The third group has a combination of the flat feet with a slight jump on the toes. This introduces toe-heel movement. Other varieties include jumping on both toes in the ardhamandali position followed by the right foot and then the left foot stamping the ground; jumping on the toes followed by stamping of both the heels on the ground. Most of the varieties of this adavu are executed in the ardhamandali position without leg extensions. There are a number of movements where there is also a leg extension, especially a back leg extension with opposite twists of the torso. In this particular movement diagonals of arms are also emphasized.
The fourth variety is one of the distinctive features where both the toes hit the ground simultaneously followed by stamping of the heels. A sub-division of this group is the sliding or the slipping sideways of both the feet in an erect position. The dancer does glides in an erect posture sideways and then uses the heel-toe movement rather than the toe-heel movement. The final sequences are done in the third tempo which is built on this adavu.

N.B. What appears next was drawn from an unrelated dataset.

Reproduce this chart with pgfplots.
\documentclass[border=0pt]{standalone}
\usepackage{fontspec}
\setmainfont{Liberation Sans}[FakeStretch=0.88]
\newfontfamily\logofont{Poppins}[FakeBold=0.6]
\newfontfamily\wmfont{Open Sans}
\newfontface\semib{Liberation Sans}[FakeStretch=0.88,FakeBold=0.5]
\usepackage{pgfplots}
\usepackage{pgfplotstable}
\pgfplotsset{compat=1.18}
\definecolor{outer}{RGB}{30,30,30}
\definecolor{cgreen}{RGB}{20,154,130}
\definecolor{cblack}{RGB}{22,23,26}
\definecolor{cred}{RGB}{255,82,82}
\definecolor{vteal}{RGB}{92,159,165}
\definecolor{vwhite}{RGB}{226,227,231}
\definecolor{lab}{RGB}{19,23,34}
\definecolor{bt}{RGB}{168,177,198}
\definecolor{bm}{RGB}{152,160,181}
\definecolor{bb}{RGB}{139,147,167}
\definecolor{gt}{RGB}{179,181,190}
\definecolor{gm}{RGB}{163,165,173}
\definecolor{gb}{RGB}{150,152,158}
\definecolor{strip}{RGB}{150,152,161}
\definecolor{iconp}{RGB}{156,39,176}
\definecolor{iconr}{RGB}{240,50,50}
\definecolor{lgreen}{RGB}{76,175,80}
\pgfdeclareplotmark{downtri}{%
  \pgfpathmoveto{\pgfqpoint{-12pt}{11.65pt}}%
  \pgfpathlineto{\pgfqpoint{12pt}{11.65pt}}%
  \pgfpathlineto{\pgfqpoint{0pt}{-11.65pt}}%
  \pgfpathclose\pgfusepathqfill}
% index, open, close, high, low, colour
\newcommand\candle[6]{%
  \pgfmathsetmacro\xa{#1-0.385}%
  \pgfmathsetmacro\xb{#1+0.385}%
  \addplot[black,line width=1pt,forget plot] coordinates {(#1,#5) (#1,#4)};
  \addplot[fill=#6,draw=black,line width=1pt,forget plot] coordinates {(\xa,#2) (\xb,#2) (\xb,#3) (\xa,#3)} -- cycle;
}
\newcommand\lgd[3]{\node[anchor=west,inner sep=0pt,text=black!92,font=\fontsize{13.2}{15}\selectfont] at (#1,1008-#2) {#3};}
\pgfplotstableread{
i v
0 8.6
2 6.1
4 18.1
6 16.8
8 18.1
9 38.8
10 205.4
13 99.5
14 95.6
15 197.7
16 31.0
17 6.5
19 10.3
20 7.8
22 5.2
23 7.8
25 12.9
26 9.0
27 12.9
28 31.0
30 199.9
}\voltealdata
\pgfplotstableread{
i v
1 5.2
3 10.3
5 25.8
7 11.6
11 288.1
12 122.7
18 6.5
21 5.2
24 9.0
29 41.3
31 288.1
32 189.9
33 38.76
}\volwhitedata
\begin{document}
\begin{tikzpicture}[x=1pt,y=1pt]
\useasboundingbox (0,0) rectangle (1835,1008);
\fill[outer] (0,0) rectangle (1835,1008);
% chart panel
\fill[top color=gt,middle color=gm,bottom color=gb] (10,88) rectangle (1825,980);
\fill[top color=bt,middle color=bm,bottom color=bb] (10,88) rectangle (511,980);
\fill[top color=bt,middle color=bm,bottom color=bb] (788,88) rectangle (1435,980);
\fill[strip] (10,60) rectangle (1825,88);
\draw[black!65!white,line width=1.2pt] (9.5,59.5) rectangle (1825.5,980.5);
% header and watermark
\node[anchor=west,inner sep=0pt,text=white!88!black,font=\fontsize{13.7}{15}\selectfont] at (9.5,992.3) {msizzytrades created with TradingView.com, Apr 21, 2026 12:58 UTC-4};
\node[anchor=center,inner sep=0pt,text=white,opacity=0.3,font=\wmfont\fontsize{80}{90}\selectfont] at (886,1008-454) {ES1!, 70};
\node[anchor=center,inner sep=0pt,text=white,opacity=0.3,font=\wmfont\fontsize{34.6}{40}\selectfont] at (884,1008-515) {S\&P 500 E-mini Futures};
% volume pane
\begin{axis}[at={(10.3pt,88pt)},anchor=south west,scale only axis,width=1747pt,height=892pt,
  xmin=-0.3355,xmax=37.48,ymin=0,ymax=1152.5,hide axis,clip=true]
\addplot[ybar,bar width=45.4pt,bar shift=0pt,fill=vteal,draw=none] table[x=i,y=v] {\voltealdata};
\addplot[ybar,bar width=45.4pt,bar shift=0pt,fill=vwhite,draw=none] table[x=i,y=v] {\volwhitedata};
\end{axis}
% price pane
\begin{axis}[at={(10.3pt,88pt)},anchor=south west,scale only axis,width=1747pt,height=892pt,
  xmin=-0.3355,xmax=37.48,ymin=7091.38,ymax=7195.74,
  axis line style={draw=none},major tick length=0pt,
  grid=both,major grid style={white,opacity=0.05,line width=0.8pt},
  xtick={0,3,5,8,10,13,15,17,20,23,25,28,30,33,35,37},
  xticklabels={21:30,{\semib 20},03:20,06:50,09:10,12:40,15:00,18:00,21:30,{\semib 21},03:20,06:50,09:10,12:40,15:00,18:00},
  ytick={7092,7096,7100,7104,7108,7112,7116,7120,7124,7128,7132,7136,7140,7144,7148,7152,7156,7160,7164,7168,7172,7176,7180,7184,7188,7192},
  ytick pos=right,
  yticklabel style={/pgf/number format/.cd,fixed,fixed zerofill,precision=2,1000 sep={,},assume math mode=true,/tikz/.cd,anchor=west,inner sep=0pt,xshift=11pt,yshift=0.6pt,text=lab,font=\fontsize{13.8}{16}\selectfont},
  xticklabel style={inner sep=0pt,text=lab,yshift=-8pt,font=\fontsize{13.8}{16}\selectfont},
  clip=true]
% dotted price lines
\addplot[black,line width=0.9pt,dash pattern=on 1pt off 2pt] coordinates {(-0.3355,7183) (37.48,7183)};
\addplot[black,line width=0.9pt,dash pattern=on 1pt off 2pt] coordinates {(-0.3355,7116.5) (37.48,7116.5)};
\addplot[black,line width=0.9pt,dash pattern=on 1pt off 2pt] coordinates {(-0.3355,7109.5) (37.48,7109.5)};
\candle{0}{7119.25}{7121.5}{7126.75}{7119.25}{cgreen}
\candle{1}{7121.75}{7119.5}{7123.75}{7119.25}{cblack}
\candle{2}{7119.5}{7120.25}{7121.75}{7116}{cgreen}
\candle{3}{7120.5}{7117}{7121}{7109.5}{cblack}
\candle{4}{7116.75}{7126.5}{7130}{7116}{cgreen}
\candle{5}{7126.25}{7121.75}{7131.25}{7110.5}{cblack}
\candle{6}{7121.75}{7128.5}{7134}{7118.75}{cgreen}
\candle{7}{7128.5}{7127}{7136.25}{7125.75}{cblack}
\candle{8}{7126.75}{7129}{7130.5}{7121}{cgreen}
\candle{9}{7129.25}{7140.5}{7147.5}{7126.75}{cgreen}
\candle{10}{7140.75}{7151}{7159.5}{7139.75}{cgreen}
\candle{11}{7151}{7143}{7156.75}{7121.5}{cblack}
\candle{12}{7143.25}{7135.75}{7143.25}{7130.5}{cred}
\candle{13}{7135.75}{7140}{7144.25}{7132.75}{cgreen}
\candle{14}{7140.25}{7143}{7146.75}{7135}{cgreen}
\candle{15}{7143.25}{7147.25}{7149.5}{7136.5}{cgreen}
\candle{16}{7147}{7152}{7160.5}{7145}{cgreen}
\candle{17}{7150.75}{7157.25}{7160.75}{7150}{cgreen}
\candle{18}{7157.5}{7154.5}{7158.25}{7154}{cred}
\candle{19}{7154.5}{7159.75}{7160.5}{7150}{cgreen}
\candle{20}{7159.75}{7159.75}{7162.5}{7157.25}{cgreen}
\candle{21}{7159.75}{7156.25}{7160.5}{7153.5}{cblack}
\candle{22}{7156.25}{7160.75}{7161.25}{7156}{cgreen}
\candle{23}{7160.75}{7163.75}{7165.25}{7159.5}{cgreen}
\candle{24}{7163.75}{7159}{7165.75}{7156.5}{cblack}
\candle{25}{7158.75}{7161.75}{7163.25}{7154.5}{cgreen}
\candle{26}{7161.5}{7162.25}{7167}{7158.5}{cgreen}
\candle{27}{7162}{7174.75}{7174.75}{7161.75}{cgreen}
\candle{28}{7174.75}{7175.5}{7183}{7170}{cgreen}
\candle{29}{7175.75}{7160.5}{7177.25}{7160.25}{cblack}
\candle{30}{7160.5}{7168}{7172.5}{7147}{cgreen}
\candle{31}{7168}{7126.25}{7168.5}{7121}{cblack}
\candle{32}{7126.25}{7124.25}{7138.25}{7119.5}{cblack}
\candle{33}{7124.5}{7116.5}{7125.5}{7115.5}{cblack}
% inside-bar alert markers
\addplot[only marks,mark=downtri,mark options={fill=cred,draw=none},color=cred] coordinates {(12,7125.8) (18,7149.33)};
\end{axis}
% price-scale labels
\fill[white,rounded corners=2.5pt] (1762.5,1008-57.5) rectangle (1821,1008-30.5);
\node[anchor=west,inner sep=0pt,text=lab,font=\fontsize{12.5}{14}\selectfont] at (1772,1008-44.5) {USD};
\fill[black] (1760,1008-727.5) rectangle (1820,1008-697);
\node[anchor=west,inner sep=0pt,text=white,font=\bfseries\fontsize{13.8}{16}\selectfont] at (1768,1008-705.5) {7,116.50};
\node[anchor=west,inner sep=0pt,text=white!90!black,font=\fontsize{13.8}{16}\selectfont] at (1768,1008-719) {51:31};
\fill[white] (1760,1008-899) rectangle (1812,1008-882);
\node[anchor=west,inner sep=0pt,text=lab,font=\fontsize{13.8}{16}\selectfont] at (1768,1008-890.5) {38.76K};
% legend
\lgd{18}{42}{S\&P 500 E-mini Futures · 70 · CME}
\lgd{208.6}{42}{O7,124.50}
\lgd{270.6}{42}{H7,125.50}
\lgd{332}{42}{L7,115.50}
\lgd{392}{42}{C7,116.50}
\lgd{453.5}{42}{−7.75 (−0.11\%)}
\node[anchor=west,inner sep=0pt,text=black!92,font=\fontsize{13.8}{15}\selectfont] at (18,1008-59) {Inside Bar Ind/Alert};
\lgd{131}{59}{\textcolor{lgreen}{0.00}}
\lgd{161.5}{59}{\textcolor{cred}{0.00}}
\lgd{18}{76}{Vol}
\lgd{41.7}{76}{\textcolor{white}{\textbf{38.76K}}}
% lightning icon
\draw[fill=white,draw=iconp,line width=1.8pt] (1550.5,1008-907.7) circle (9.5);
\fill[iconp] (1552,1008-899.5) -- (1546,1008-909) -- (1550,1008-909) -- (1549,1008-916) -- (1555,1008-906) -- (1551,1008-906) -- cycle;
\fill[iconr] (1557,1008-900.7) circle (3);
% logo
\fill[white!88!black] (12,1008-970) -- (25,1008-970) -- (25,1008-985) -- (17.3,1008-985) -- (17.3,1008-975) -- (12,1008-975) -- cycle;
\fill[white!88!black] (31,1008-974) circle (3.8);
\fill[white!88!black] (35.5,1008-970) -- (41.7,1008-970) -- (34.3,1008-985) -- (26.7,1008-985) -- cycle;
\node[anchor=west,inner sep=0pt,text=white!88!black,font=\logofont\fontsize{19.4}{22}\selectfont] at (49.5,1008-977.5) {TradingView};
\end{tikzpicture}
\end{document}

The fifth group is where the dancer learns a variety of permutations and combinations. The first sub-division is stamping of the right foot and then the left foot, followed by a jump on the heels, on the third beat, and stamping of only the right foot on the fourth beat. This is repeated a number of times. The building of complex rhythmical structures gives a distinct style and flavour to Bharatnatyam. The sixth group has two varieties where the dancer tries to build up movement by the use of only one foot or leg in groups of three beats.
The next group known is another example of the number of permutations and combinations which can be woven around a basic movement executed to three beats. Certain varieties of this adavu provide the climax to dance sequences. The di di tai group is the use of extended leg and its contraction. In another variety, the arms weave circular patterns. The right hand which is first extended in front gradually moves back to the shoulder level on its own side. While the left hand goes back and by turning the waist, it is brought over the head and into a front-down position ending in the hasta known as the alapadma.
The eighth group known as the poi adavu means the soft silent dance patterns accompanied with graceful hops and jumps. Its distinctive feature is the lifting of the feet very silently to a new position and coming back to its original position and then the left leg being extended as in the second variety. Some jumps of Bharatnatyam belong to this group. The final and the ninth provide variation through arms and stamping in the ardhamandali position in the beginning.
The division of adavus differs from family to family in the Bharatnatyam sampradaya. The system of the adavu as a basic unit is followed rigorously, though its categories may vary. A number of these adavus can be put together to form sustained dance sequences. These patterns are known as the tirmanams. The word tirmanam is literally used for the rhythmic syllables spoken by the dance conductor as he plays on the cymbals. The tirmanam is recited vocally. The weaker beats are counted only by the fingers or waving of the hand. In the Nritta portion, the dancer first performs these patterns only to the beat of the drum and then, as she proceeds, executes them to the sung melodic line.